Indeed, although it is two years away from completion, Lambert has already been so impressed with the feedback about the project that he recently signed two more management contracts.
These hotels will open in around two years’ time on Abu Dhabi’s Saadiyat Island, where a museum run by the French Louvre is being built alongside a €290m (US$417m) Guggenheim Museum dedicated to modern and contemporary art. “We have finalised two management contracts for Abu Dhabi on the museums island,” says Lambert, explaining that they will be “a Monte-Carlo Beach Club, such as the one here, and a 200-bedroom hotel next to the museums.”
Building a replica of the Beach Hotel is perhaps the most direct way of advertising Monaco.
Built in 1928, the Beach Hotel is located on a secluded bay on the outskirts of the principality and looks like it has come straight from the pages of an Agatha Christie thriller, with terracotta-coloured walls and awnings over each of the room windows. The hotel is steeped in history, as it has been home to celebrities such as Eva Peron, who stayed there in 1947 during her Rainbow Tour of Europe to promote Argentinian interests.
A replica will be a bold statement of SBM’s intent to become a global brand, but Lambert isn’t stopping there. He has a long shopping list for further expansion: “Our objective is to have a flag in London and then in Paris,” he says, adding that although the majority of the deals are likelyto be management contracts, SBM may acquire a hotel outright. The Monegasque State holds 69.5 percent of SBM’s share capital, with the majority of the remainder traded on Paris’ Euronext exchange at a market capitalisation of €535m ($768m). It has even more than this – a total of €800m ($1.15bn) – to fund expansion and Lambert’s aim is to have a collection of 15 hotels over the next ten years.
“We have cash and we have a €160m ($230m) line of credit that we haven’t touched in the last five years because business has been extremely good,” he says.
But with the economy still in recovery mode, could SBM be cashing in its chips too early? Lambert is confident that international development and investment is a strategy for coping with the downturn. He believes that SBM’s risk is mitigated since it will own very few hotels. “To tell you the truth,” he adds, “today the situation with the worldwide economy will offer opportunities we had never thought of...deals are going to become cheaper than a year ago.”

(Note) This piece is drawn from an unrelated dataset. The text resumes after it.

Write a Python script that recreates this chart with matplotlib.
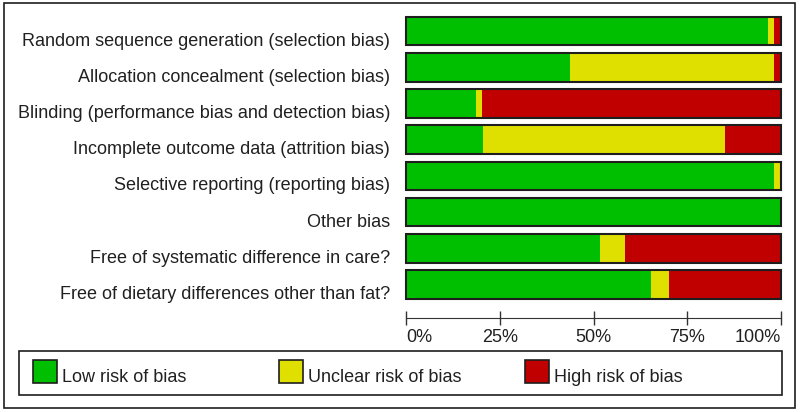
import numpy as np
import matplotlib
matplotlib.use('Agg')
import matplotlib.pyplot as plt
from matplotlib.patches import Rectangle
from matplotlib.transforms import ScaledTranslation

plt.rcParams['font.family'] = ['Liberation Sans', 'DejaVu Sans']

# risk of bias domains and % of studies per judgement
domains = ['Random sequence generation (selection bias)',
           'Allocation concealment (selection bias)',
           'Blinding (performance bias and detection bias)',
           'Incomplete outcome data (attrition bias)',
           'Selective reporting (reporting bias)',
           'Other bias',
           'Free of systematic difference in care?',
           'Free of dietary differences other than fat?']
low = [96.4, 43.7, 18.7, 20.5, 98.1, 100.0, 51.7, 65.3]
unclear = [1.7, 54.4, 1.6, 64.6, 1.9, 0.0, 6.7, 4.7]
high = [1.9, 1.9, 79.7, 14.9, 0.0, 0.0, 41.6, 30.0]
tick_vals = [0, 25, 50, 75, 100]
tick_labels = ['0%', '25%', '50%', '75%', '100%']
legend_labels = ['Low risk of bias', 'Unclear risk of bias', 'High risk of bias']

green, yellow, red = '#00bf00', '#e0e000', '#c00000'
edge = '#1e1e1e'
W, H = 800, 412
fs = 13

fig = plt.figure(figsize=(8, 4.12), dpi=100)
ax = fig.add_axes([406 / W, 1 - 302.6 / H, 375 / W, 289.6 / H])

y = np.arange(len(domains))
bh = 0.79
ax.barh(y, low, height=bh, color=green, lw=0)
ax.barh(y, unclear, left=low, height=bh, color=yellow, lw=0)
ax.barh(y, high, left=np.add(low, unclear), height=bh, color=red, lw=0)
total = np.add(np.add(low, unclear), high)
outline = ax.barh(y, total, height=bh, fill=False, edgecolor=edge, lw=1.5)
for p in outline:
    p.set_clip_on(False)

ax.set_xlim(0, 100)
ax.set_ylim(len(domains) - 0.5, -0.5)

for s in ['top', 'right', 'left']:
    ax.spines[s].set_visible(False)
ax.spines['bottom'].set_position(('outward', 11.1))
ax.spines['bottom'].set_color('#333333')

ax.set_xticks(tick_vals, tick_labels)
ax.tick_params(axis='x', direction='inout', length=9.4, width=1,
               color='#333333', pad=3, labelsize=fs, labelcolor='#202020')
xl = ax.get_xticklabels()
xl[0].set_ha('left')
xl[-1].set_ha('right')

ax.set_yticks(y, domains)
ax.tick_params(axis='y', length=0, pad=11.5, labelsize=fs, labelcolor='#202020')
off = ScaledTranslation(0, -8 / 100, fig.dpi_scale_trans)
for lab in ax.get_yticklabels():
    lab.set_transform(lab.get_transform() + off)

# outer frame and legend box
fig.add_artist(Rectangle((4 / W, 1 - 408 / H), 791 / W, 405 / H,
                         transform=fig.transFigure, fill=False, ec=edge, lw=1.2))
fig.add_artist(Rectangle((19 / W, 1 - 395 / H), 763 / W, 44.5 / H,
                         transform=fig.transFigure, fill=False, ec=edge, lw=1.2))

for x0, c, lab in zip([33, 279, 525], [green, yellow, red], legend_labels):
    fig.add_artist(Rectangle((x0 / W, 1 - 383 / H), 24 / W, 23 / H,
                             transform=fig.transFigure, fc=c, ec=edge, lw=1.2))
    fig.text((x0 + 29) / W, 1 - 382 / H, lab, fontsize=fs, color='#202020',
             va='baseline', ha='left')

fig.savefig('out.png', dpi=100)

The reward could be well worth the risk since the ultimate objective is to drive more guests to Monaco through what Lambert refers to as ‘windows’ around the world. He forecasts that once it is open, Jawhar in Marrakech will bring SBM an additional 10 percent of revenue over the following four years. It will be a welcome boost.

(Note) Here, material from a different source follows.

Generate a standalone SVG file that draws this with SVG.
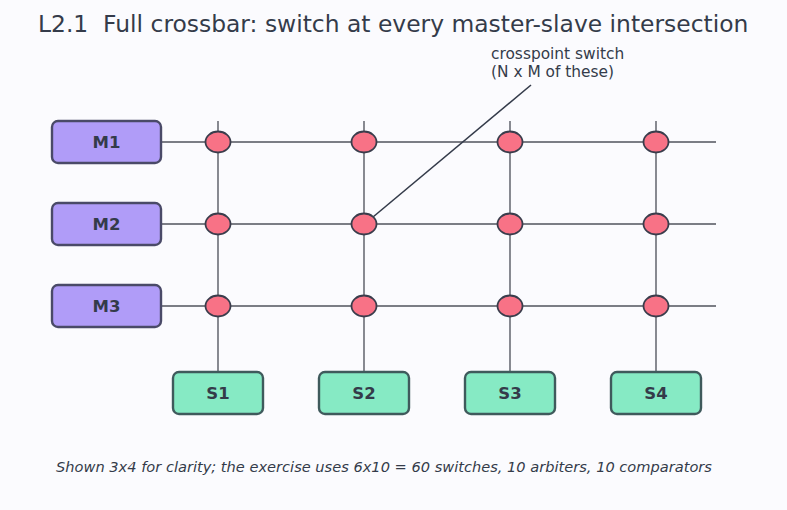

Although revenue from SBM’s hotels rose by 10 percent in the year to 31 March 2011, there was a 14 percent fall in casino takings, making up more than half of the company’s total turnover. It led to SBM’s overall revenue dropping three percent to €361.7m ($519m) with operating profit tumbling 58 percent to €21.7m ($31.2m) due to the decline in the high margin casino takings.
They are still being affected by a smoking ban, which was introduced to Monaco in November 2008. In response, Lambert is taking gambling outdoors for the first time in Monaco’s history.
“As we have completed the phase one of our renovation with the additional outdoor gaming terrace and additional marketing funds in new markets, we believe that we should get better revenues in the medium term.”
On the hotel side of its business, SBM has been well-positioned to weather the downturn. “No nationality accounts for more than 15 percent, which contributes to mitigate the risks,” says Lambert, adding that green shoots are coming from Asia and Southeast Asia. This month’s wedding is likely to attract even more regions to Monaco.
The spotlight will be back on the state, and this time the whole world will be watching along with Hollywood.